Altamente contagioso, transmissível por pacientes assintomáticos ou subclínicos e com potencial de provocar complicações graves em algumas vítimas, o SARS-CoV-2 está se mostrando a tempestade perfeita a atingir os serviços de vigilância epidemiológica e de prevenção.
As notícias de colapso do atendimento médico na Itália diante do avanço da COVID-19 serviram de alerta, e logo tanto o país como diversas outras nações começaram a adotar medidas para evitar a repetição ou agravamento da situação.
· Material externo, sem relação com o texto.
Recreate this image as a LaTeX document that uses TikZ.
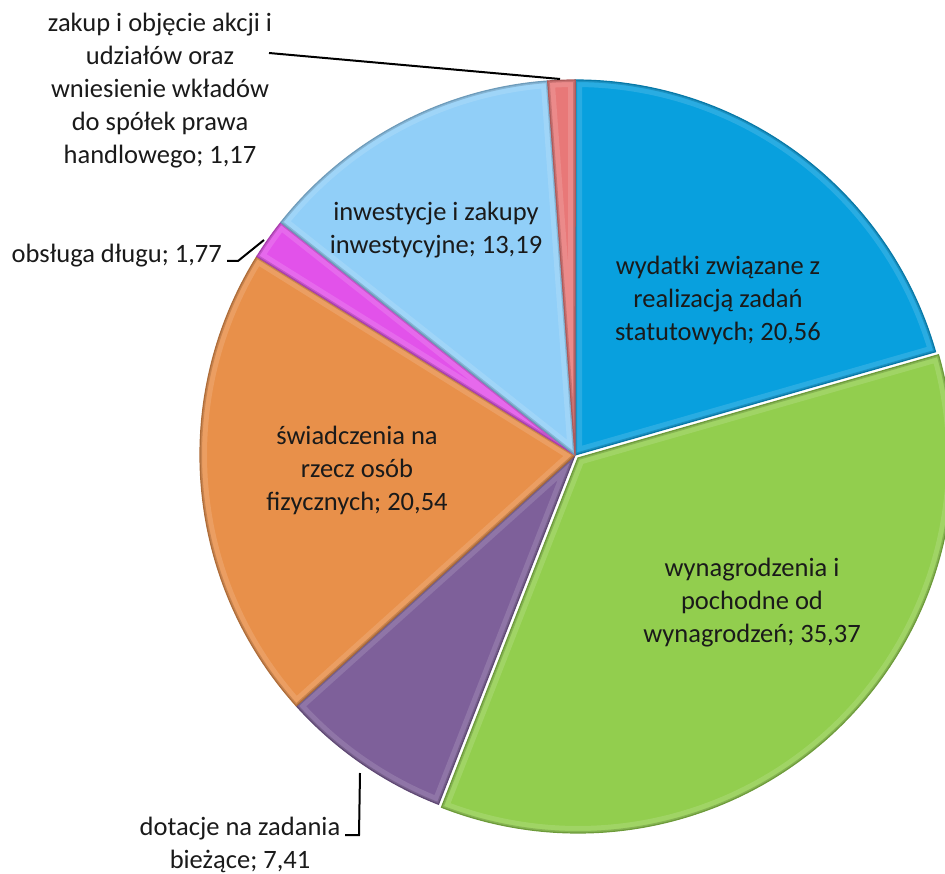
\documentclass[tikz,border=0pt]{standalone}
\usepackage{fontspec}
\setmainfont{Carlito}
\definecolor{cblue}{RGB}{8,160,222}
\definecolor{cgreen}{RGB}{146,206,78}
\definecolor{cpurple}{RGB}{126,96,154}
\definecolor{corange}{RGB}{232,144,74}
\definecolor{cmag}{RGB}{226,82,234}
\definecolor{clblue}{RGB}{145,207,248}
\definecolor{cpink}{RGB}{232,120,120}
\definecolor{ctext}{RGB}{26,26,26}
\begin{document}
\begin{tikzpicture}[x=1pt,y=-1pt,
  lbl/.style={align=center,text=ctext,font=\fontsize{26.5}{33}\selectfont,inner sep=0pt},
  lead/.style={draw=black,line width=2pt},
  slice/.style={line width=1.2pt}]
\useasboundingbox (0,0) rectangle (945,874);
\coordinate (c) at (575,455);
\def\R{375}
\newcommand{\sliceshape}[3]{(#3) -- ++({cos(#1)*\R},{-sin(#1)*\R}) arc[start angle={-(#1)},end angle={-(#2)},radius=\R] -- cycle}
\newcommand{\pieslice}[4]{%
  \fill[#3] \sliceshape{#1}{#2}{#4};
  \begin{scope}
    \clip \sliceshape{#1}{#2}{#4};
    \draw[#3!70!white,line width=14pt,opacity=0.45] \sliceshape{#1}{#2}{#4};
    \draw[#3!60!black,line width=4pt,opacity=0.35] \sliceshape{#1}{#2}{#4};
  \end{scope}
  \draw[#3!75!black,slice] \sliceshape{#1}{#2}{#4};
}
\coordinate (cg) at (578,458);
\pieslice{90}{15.984}{cblue}{c}
\pieslice{15.984}{-111.348}{cgreen}{cg}
\pieslice{-111.348}{-138.024}{cpurple}{c}
\pieslice{-138.024}{-211.968}{corange}{c}
\pieslice{-211.968}{-218.34}{cmag}{c}
\pieslice{-218.34}{-265.824}{clblue}{c}
\pieslice{-265.824}{-270.036}{cpink}{c}

% interior labels
\node[lbl] (wyd) at (718,300) {wydatki związane z\\realizacją zadań\\statutowych; 20,56};
\node[lbl] (wyn) at (752,603) {wynagrodzenia i\\pochodne od\\wynagrodzeń; 35,37};
\node[lbl] (swi) at (357,470) {świadczenia na\\rzecz osób\\fizycznych; 20,54};
\node[lbl] (inw) at (436,230) {inwestycje i zakupy\\inwestycyjne; 13,19};

% outside labels
\node[lbl] (zak) at (160,91) {zakup i objęcie akcji i\\udziałów oraz\\wniesienie wkładów\\do spółek prawa\\handlowego; 1,17};
\node[lbl,anchor=east] (obs) at (222,256) {obsługa długu; 1,77};
\node[lbl] (dot) at (240,845) {dotacje na zadania\\bieżące; 7,41};

% leader lines
\coordinate (zakA) at (269,53);
\coordinate (zakB) at (560,79);
\draw[lead] (zakA) -- (zakB);
\coordinate (obsA) at (227,261);
\coordinate (obsB) at (238,261);
\coordinate (obsC) at (264,240);
\draw[lead] (obsA) -- (obsB) -- (obsC);
\coordinate (dotA) at (345,835);
\coordinate (dotB) at (359,835);
\coordinate (dotC) at (360,773);
\draw[lead] (dotA) -- (dotB) -- (dotC);
\end{tikzpicture}
\end{document}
Com ações como quarentenas, proibição de aglomerações e recomendações de afastamento social e higiene básica, espera-se baixar a taxa de reprodução do vírus para abaixo de 1, freando seu crescimento exponencial e consequentemente reduzindo o impacto no sistema de saúde, numa estratégia de “alongamento” da curva de aumento no número de infecções.
Estas medidas, no entanto, seriam mais eficazes quanto mais cedo fossem tomadas, podendo talvez até ter impedido ou diminuído em muito a crise que ora vivemos. Diante disso, a lição que fica pode ser resumida por declaração recente de Anthony Fauci, imunologista que chefia o Instituto Nacional de Alergia e Doenças Infecciosas dos EUA, de que numa situação de pandemia como esta “medidas de prevenção vão sempre parecer exageradas hoje, e insuficientes amanhã”.